Thursday, March 22, 2012
"They remind me of fat scallions" - Gudiya exclaimed as I picked up some Leeks in the market. I was so proud of her that she knew "scallions"!!:-D After seeing her mother's food obsession, I think it's natural that she has picked up some food vocabulary. It really made my day!!:-D
This time I used leeks to make thalipeeTh. Take care while cleaning leeks. There almost always lots of dirt and soil stuck in the inside parts of the leaves - especially where dark green blades start from the pale green bulbs. I generally remove each blade and wash then thoroughly before chopping.
Leeks ThalipeeTh - Makes 2 count
Leeks Pat a cake
1/2 cup regular thalipeeTh bhajNi or Quinoa BhajNi
1/2 cups chopped/shredded leeks
1/2 tsp chili powder or 1 green chili minced
salt to taste
1/2 tsp turmeric powder
water as needed
oil for frying
1. Mix all the ingredients except water. Try to mix it first before adding water.

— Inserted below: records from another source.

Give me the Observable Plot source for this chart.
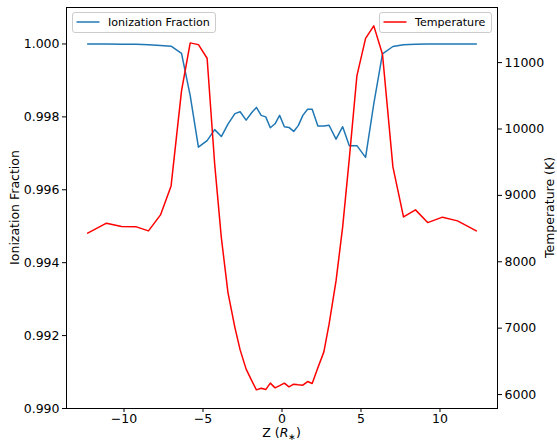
<!DOCTYPE html>
<html>
<head>
<meta charset="utf-8">
<script src="https://cdn.jsdelivr.net/npm/d3@7"></script>
<script src="https://cdn.jsdelivr.net/npm/@observablehq/plot@0.6"></script>
<style>
  html, body { margin: 0; padding: 0; background: #fff; }
  #chart { width: 557px; height: 441px; }
</style>
</head>
<body>
<div id="chart"></div>
<script>
// ---- data ----
const zValues = [-12.30, -11.11, -10.16, -9.22, -8.45, -7.69, -7.02, -6.36, -5.81, -5.29, -4.74, -4.26,
  -3.84, -3.42, -2.98, -2.65, -2.27, -1.91, -1.62, -1.32, -1.03, -0.74, -0.44, -0.15,
  0.15, 0.44, 0.74, 1.03, 1.32, 1.62, 1.91, 2.27, 2.65, 2.98, 3.42, 3.84,
  4.26, 4.74, 5.29, 5.81, 6.36, 7.02, 7.69, 8.45, 9.22, 10.16, 11.11, 12.30];

const ionFraction = [1.00000, 1.00000, 0.99999, 0.99999, 0.99998, 0.99996, 0.99994, 0.99974, 0.99858, 0.99717, 0.99735, 0.99765,
  0.99746, 0.99780, 0.99809, 0.99814, 0.99791, 0.99812, 0.99826, 0.99804, 0.99800, 0.99770, 0.99781, 0.99804,
  0.99773, 0.99771, 0.99760, 0.99776, 0.99804, 0.99821, 0.99821, 0.99775, 0.99775, 0.99777, 0.99739, 0.99773,
  0.99721, 0.99721, 0.99689, 0.99836, 0.99973, 0.99993, 0.99998, 0.99999, 1.00000, 1.00000, 1.00000, 1.00000];

const temperature = [8431, 8581, 8530, 8526, 8465, 8706, 9143, 10574, 11297, 11271, 11066, 9470,
  8364, 7536, 7009, 6673, 6383, 6206, 6071, 6096, 6075, 6172, 6101, 6134,
  6172, 6116, 6157, 6146, 6142, 6196, 6166, 6402, 6643, 7060, 7712, 8526,
  9554, 10800, 11364, 11553, 11126, 9429, 8676, 8782, 8590, 8672, 8616, 8465];

const xTicks = [-10, -5, 0, 5, 10];
const ionTicks = [0.990, 0.992, 0.994, 0.996, 0.998, 1.000];
const tempTicks = [6000, 7000, 8000, 9000, 10000, 11000];

// ---- scales ----
const xDomain = [-13.64, 13.64];
const ionDomain = [0.990, 1.001];
const tempDomain = [5790, 11830];
const toY = t => ionDomain[0] + (t - tempDomain[0]) / (tempDomain[1] - tempDomain[0]) * (ionDomain[1] - ionDomain[0]);
const fromY = y => tempDomain[0] + (y - ionDomain[0]) / (ionDomain[1] - ionDomain[0]) * (tempDomain[1] - tempDomain[0]);

const rows = zValues.map((z, i) => ({z, ion: ionFraction[i], temp: temperature[i]}));
const minus = v => (v < 0 ? "\u2212" + Math.abs(v) : String(v));

const W = 557, H = 441;
const mL = 66, mR = 60, mT = 7, mB = 33;
const font = "DejaVu Sans, sans-serif";

const plot = Plot.plot({
  width: W,
  height: H,
  marginLeft: mL,
  marginRight: mR,
  marginTop: mT,
  marginBottom: mB,
  style: {fontFamily: font, fontSize: "12.5px", color: "black", background: "white", overflow: "visible"},
  x: {domain: xDomain},
  y: {domain: ionDomain},
  marks: [
    Plot.line(rows, {x: "z", y: "ion", stroke: "#1f77b4", strokeWidth: 1.5}),
    Plot.line(rows, {x: "z", y: d => toY(d.temp), stroke: "#ff0000", strokeWidth: 1.5}),
    Plot.frame({stroke: "black", strokeWidth: 1}),
    Plot.axisX({ticks: xTicks, tickSize: 4, tickPadding: 2, tickFormat: minus, label: null, stroke: "black"}),
    Plot.axisY({ticks: ionTicks, tickSize: 4, tickPadding: 3, tickFormat: d3.format(".3f"), label: null}),
    Plot.axisY({anchor: "right", ticks: tempTicks.map(toY), tickSize: 4, tickPadding: 3,
      tickFormat: d => String(Math.round(fromY(d) / 100) * 100), label: null})
  ]
});

document.getElementById("chart").appendChild(plot);

const svg = d3.select(plot);
const cy = (mT + (H - mB)) / 2;
const cx = (mL + (W - mR)) / 2;

// axis labels
svg.append("text")
  .attr("transform", `translate(14,${cy}) rotate(-90)`)
  .attr("text-anchor", "middle").attr("dominant-baseline", "central")
  .style("font-family", font).style("font-size", "12.5px").attr("fill", "black")
  .text("Ionization Fraction");

svg.append("text")
  .attr("transform", `translate(549,${cy}) rotate(-90)`)
  .attr("text-anchor", "middle").attr("dominant-baseline", "central")
  .style("font-family", font).style("font-size", "12.5px").attr("fill", "black")
  .text("Temperature (K)");

const zl = svg.append("text")
  .attr("x", cx).attr("y", 437)
  .attr("text-anchor", "middle")
  .style("font-family", font).style("font-size", "12.5px").attr("fill", "black");
zl.append("tspan").text("Z (");
zl.append("tspan").style("font-style", "italic").text("R");
zl.append("tspan").attr("dy", 3).style("font-size", "9px").text("\u2217");
zl.append("tspan").attr("dy", -3).text(")");

// legends
function legend(x0, x1, label, color) {
  const g = svg.append("g");
  g.append("rect").attr("x", x0).attr("y", 12.5).attr("width", x1 - x0).attr("height", 20)
    .attr("rx", 2.5).attr("fill", "white").attr("fill-opacity", 0.8)
    .attr("stroke", "#cccccc").attr("stroke-width", 1);
  g.append("line").attr("x1", x0 + 4).attr("x2", x0 + 27).attr("y1", 22).attr("y2", 22)
    .attr("stroke", color).attr("stroke-width", 1.5);
  g.append("text").attr("x", x0 + 35.5).attr("y", 22)
    .attr("text-anchor", "start")
    .attr("dominant-baseline", "central")
    .style("font-family", font).style("font-size", "11.1px").attr("fill", "black")
    .text(label);
}
legend(72.5, 215.5, "Ionization Fraction", "#1f77b4");
legend(379.5, 491.5, "Temperature", "#ff0000");
</script>
</body>
</html>
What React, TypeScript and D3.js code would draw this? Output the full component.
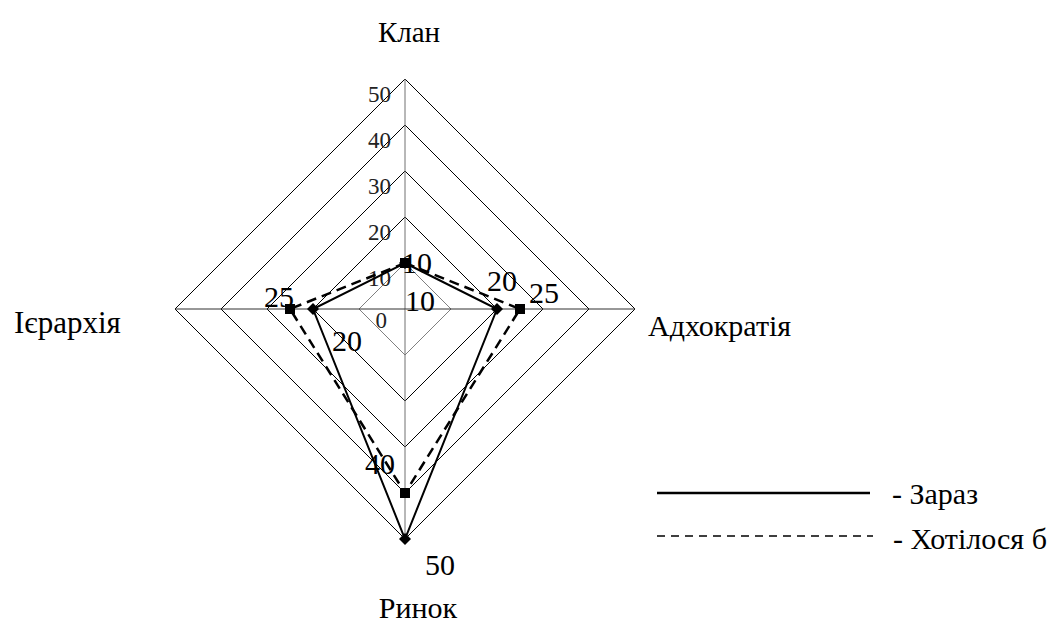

2. Heat a pan - preferably a cast iron one.
3. Add water gingerly to make a dough. Make 2 balls.
4. Rinse your hands, wet them and pat one ball at a time directly on the hot pan or place a ball on a saran wrap, cover it with the wrap and pat it and place it on the tawa.
5. Make 1 or 4-5 holes using back of a wooden spoon.
6. Drizzle oil inside the holes and around the thalipeeTh. Cover and let it cook.
7. Flip and let it cook on the other side till it is crispy. (kharpoos)
8. Serve hot thalipeeTh with a dollop of homemade while butter or chutney/ketchup of your choice.
1. Try to make thalipeeth thin so it will be crispy.